I understand, and you are doing pretty good with it all.
Still and all, at the end of a decade, you are losing a bit. It might not show up for decades or century, but over time, as you sell hay some P and K and micros are being hauled away.
The legume will add back some N so that might be neutral. And the horses recycle what they consume so you greatly reduce the amount of P and K that is lost.
If you have a 4 or higher organic matter soil, it can mineralize out that centuries old organic matter and give you all the P and K you need for a hay field.
But still and all, if you are selling hay you are consuming and exporting some P and K. Your conditions you and your children might never need worry about it on that ground, but if we are looking at a textbook, you do have some small net loss?
Dad was a miner. He mined the soil of our farm. He was too cheap to buy much fertilizer, and he was too set in his ways to try different ideas. The P ratings on my farm were 3-9 in most cases, and the K was low as well. I have deep clayish and peat soils, they hold a -lot- of those things. So dad did fine for a couple decades being cheap, and he did use a lot of cover crops (clovers) in his small grain rotation so he kept the organic matter up and added some N that way, recycled the deeper P and K those legumes could pull up from down deeper. But when I came along, it was just all used up, there wasn't anything to recycle any more. The manure from the few cattle only covered 10-20 acres, as the cattle were hauled away there went some of the nutrients manure puts back less than than you harvest for feed naturally.
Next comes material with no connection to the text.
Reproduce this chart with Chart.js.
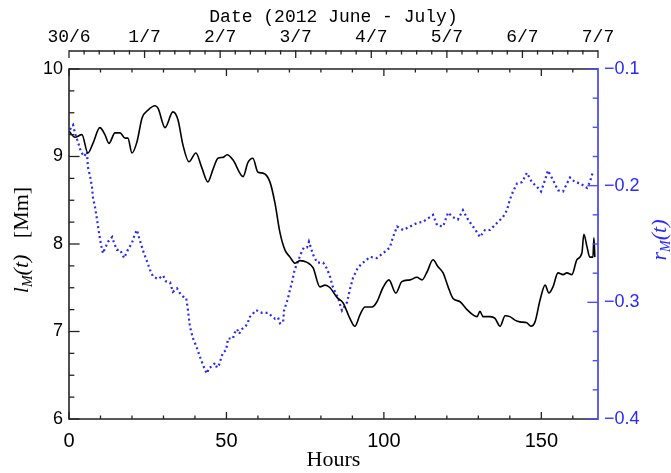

So I know the game, I've been down the near organic route, and I'm rather frugal myself, I don't like to pay for fertilizer. I'm cutting that hay from my low wet area, and feed the cattle the rolls all winter on my poorer hills where they can eat, poop, and bed down on the hay. It is building up my cropping field, but it is using nutrients from the grass area. I'm moving nutrients, robbing the less useful low ground and adding to the higher good farm ground.
But, if you take something away, you need to replace it. Somehow, sometime. Or suffer lowering yields someday. That could be a lifetime away.....
Not that there is anything wrong at all in what you are doing. Not at all. Just studying the topic, you have to be removing some nutrients from your soil as you sell hay?